▶ _DIRECTIONS_
Repeat all the material exactly; pictures stay out of your copy.
· · · ·
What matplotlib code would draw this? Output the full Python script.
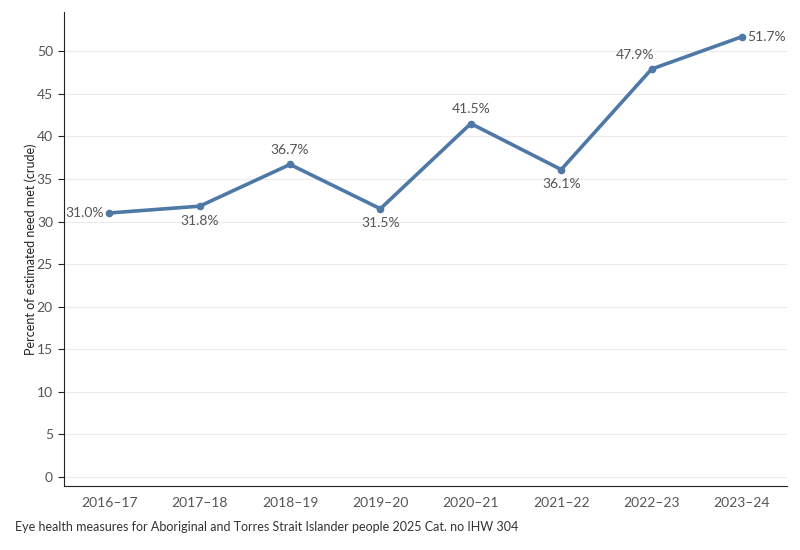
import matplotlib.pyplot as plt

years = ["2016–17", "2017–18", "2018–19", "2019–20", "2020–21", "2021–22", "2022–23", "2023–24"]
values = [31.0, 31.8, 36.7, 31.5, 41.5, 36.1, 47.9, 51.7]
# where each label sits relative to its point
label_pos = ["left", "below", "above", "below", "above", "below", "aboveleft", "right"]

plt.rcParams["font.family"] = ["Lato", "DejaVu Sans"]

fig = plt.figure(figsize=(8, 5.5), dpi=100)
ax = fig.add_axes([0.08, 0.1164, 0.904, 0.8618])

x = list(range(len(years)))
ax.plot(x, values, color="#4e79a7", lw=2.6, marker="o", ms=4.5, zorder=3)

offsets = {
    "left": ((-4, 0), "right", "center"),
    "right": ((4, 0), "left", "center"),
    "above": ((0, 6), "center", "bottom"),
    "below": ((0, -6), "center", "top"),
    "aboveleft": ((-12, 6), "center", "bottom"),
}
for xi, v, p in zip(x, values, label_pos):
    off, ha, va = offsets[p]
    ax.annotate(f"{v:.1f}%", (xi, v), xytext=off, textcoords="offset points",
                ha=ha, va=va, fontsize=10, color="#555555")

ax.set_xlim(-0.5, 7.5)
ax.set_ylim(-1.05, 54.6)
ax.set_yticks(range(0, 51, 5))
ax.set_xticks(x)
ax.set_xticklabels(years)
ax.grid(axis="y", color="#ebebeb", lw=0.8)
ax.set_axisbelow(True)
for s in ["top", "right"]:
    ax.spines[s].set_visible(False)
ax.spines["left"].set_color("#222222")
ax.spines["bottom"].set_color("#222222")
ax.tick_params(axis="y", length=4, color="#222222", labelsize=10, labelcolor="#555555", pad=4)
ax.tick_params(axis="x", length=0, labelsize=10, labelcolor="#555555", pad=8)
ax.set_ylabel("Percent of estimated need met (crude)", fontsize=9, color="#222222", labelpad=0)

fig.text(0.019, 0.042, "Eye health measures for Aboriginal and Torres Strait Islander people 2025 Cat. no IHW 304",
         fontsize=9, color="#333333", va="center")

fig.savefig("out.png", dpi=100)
· · · ·
▶ _CORRECT ANSWER_
What matplotlib code would draw this? Output the full Python script.
import matplotlib.pyplot as plt

years = ["2016–17", "2017–18", "2018–19", "2019–20", "2020–21", "2021–22", "2022–23", "2023–24"]
values = [31.0, 31.8, 36.7, 31.5, 41.5, 36.1, 47.9, 51.7]
# where each label sits relative to its point
label_pos = ["left", "below", "above", "below", "above", "below", "aboveleft", "right"]

plt.rcParams["font.family"] = ["Lato", "DejaVu Sans"]

fig = plt.figure(figsize=(8, 5.5), dpi=100)
ax = fig.add_axes([0.08, 0.1164, 0.904, 0.8618])

x = list(range(len(years)))
ax.plot(x, values, color="#4e79a7", lw=2.6, marker="o", ms=4.5, zorder=3)

offsets = {
    "left": ((-4, 0), "right", "center"),
    "right": ((4, 0), "left", "center"),
    "above": ((0, 6), "center", "bottom"),
    "below": ((0, -6), "center", "top"),
    "aboveleft": ((-12, 6), "center", "bottom"),
}
for xi, v, p in zip(x, values, label_pos):
    off, ha, va = offsets[p]
    ax.annotate(f"{v:.1f}%", (xi, v), xytext=off, textcoords="offset points",
                ha=ha, va=va, fontsize=10, color="#555555")

ax.set_xlim(-0.5, 7.5)
ax.set_ylim(-1.05, 54.6)
ax.set_yticks(range(0, 51, 5))
ax.set_xticks(x)
ax.set_xticklabels(years)
ax.grid(axis="y", color="#ebebeb", lw=0.8)
ax.set_axisbelow(True)
for s in ["top", "right"]:
    ax.spines[s].set_visible(False)
ax.spines["left"].set_color("#222222")
ax.spines["bottom"].set_color("#222222")
ax.tick_params(axis="y", length=4, color="#222222", labelsize=10, labelcolor="#555555", pad=4)
ax.tick_params(axis="x", length=0, labelsize=10, labelcolor="#555555", pad=8)
ax.set_ylabel("Percent of estimated need met (crude)", fontsize=9, color="#222222", labelpad=0)

fig.text(0.019, 0.042, "Eye health measures for Aboriginal and Torres Strait Islander people 2025 Cat. no IHW 304",
         fontsize=9, color="#333333", va="center")

fig.savefig("out.png", dpi=100)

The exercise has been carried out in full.